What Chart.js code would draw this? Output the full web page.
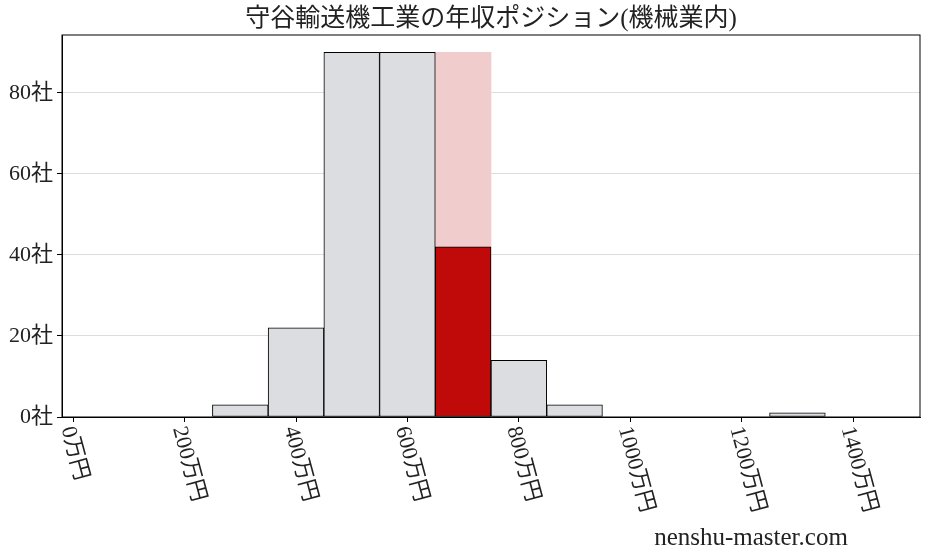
<!DOCTYPE html>
<html>
<head>
<meta charset="utf-8">
<script src="https://cdn.jsdelivr.net/npm/chart.js@4.4.1/dist/chart.umd.min.js"></script>
<style>
  body { margin: 0; background: #fff; }
  #chart-container { width: 927px; height: 557px; }
</style>
</head>
<body>
<div id="chart-container"><canvas id="myChart"></canvas></div>
<script>
// histogram bins (万円, bin centres) and number of companies in each
var binCenters = [300, 400, 500, 600, 700, 800, 900, 1300];
var companyCounts = [3, 22, 90, 90, 42, 14, 3, 1];
// the company's own bin, drawn in red with a pale column behind it
var highlightBin = 700;
var highlightTop = 90;

var xTickValues = [0, 200, 400, 600, 800, 1000, 1200, 1400];
var xTickLabels = ['0万円', '200万円', '400万円', '600万円', '800万円', '1000万円', '1200万円', '1400万円'];
var yTickValues = [0, 20, 40, 60, 80];

var titleText = '守谷輸送機工業の年収ポジション(機械業内)';
var siteText = 'nenshu-master.com';

var serif = "'Liberation Serif', 'DejaVu Serif', 'Noto Sans CJK JP', serif";
var grey = '#dcdde0';
var red = '#c00a0a';
var pink = '#f0cccc';

var barColors = binCenters.map(function (b) { return b === highlightBin ? red : grey; });

// frame round the plot, title over the plot, rotated x labels and the site name
var extrasPlugin = {
  id: 'extras',
  afterDraw: function (chart) {
    var ctx = chart.ctx;
    var area = chart.chartArea;
    var xs = chart.scales.x;
    ctx.save();
    ctx.strokeStyle = '#000';
    ctx.lineWidth = 1;
    ctx.strokeRect(area.left, area.top, area.right - area.left, area.bottom - area.top);

    ctx.fillStyle = '#222';
    ctx.textAlign = 'center';
    ctx.textBaseline = 'middle';
    ctx.font = '25px ' + serif;
    ctx.fillText(titleText, (area.left + area.right) / 2, 19);

    ctx.font = '22px ' + serif;
    ctx.textAlign = 'left';
    xTickValues.forEach(function (v, i) {
      var px = xs.getPixelForValue(v);
      ctx.save();
      ctx.translate(px - 6, area.bottom + 10);
      ctx.rotate(75 * Math.PI / 180);
      ctx.fillText(xTickLabels[i], 0, 0);
      ctx.restore();
    });

    ctx.textAlign = 'center';
    ctx.textBaseline = 'alphabetic';
    ctx.font = '25px ' + serif;
    ctx.fillText(siteText, 751, 545);
    ctx.restore();
  }
};

var ctx = document.getElementById('myChart');
var myChart = new Chart(ctx, {
  type: 'bar',
  data: {
    datasets: [{
      label: 'companies',
      data: binCenters.map(function (b, i) { return { x: b, y: companyCounts[i] }; }),
      backgroundColor: barColors,
      borderColor: '#000',
      borderWidth: 1,
      borderSkipped: false,
      grouped: false,
      barPercentage: 1,
      categoryPercentage: 1
    }, {
      label: 'position',
      data: [{ x: highlightBin, y: highlightTop }],
      backgroundColor: pink,
      borderWidth: 0,
      grouped: false,
      barPercentage: 1,
      categoryPercentage: 1
    }]
  },
  options: {
    responsive: true,
    maintainAspectRatio: false,
    animation: false,
    layout: { padding: { left: 0, right: 7, top: 35, bottom: 0 } },
    plugins: {
      legend: { display: false },
      tooltip: { enabled: false },
      title: { display: false }
    },
    scales: {
      x: {
        type: 'linear',
        min: -20,
        max: 1520,
        offset: false,
        afterBuildTicks: function (scale) {
          scale.ticks = xTickValues.map(function (v) { return { value: v }; });
        },
        afterFit: function (scale) { scale.height = 140; },
        ticks: { display: false },
        grid: { offset: false, drawOnChartArea: false, drawTicks: true, tickLength: 5, tickColor: '#000' },
        border: { display: true, color: '#000', width: 1 }
      },
      y: {
        min: 0,
        max: 94.3,
        afterBuildTicks: function (scale) {
          scale.ticks = yTickValues.map(function (v) { return { value: v }; });
        },
        afterFit: function (scale) { scale.width = 62; },
        ticks: {
          color: '#222',
          padding: 4,
          font: { family: serif, size: 22 },
          callback: function (v) { return v + '社'; }
        },
        grid: { color: '#dddddd', tickColor: '#000', tickLength: 5 },
        border: { display: true, color: '#000', width: 1 }
      }
    }
  },
  plugins: [extrasPlugin]
});
</script>
</body>
</html>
..........
--- Set task ---
Pictures excluded, repeat exactly the lines from the top of the material through the line with "var highlightTop = 90;", including both of those lines.

--- Response to this exercise ---
What Chart.js code would draw this? Output the full web page.
<!DOCTYPE html>
<html>
<head>
<meta charset="utf-8">
<script src="https://cdn.jsdelivr.net/npm/chart.js@4.4.1/dist/chart.umd.min.js"></script>
<style>
  body { margin: 0; background: #fff; }
  #chart-container { width: 927px; height: 557px; }
</style>
</head>
<body>
<div id="chart-container"><canvas id="myChart"></canvas></div>
<script>
// histogram bins (万円, bin centres) and number of companies in each
var binCenters = [300, 400, 500, 600, 700, 800, 900, 1300];
var companyCounts = [3, 22, 90, 90, 42, 14, 3, 1];
// the company's own bin, drawn in red with a pale column behind it
var highlightBin = 700;
var highlightTop = 90;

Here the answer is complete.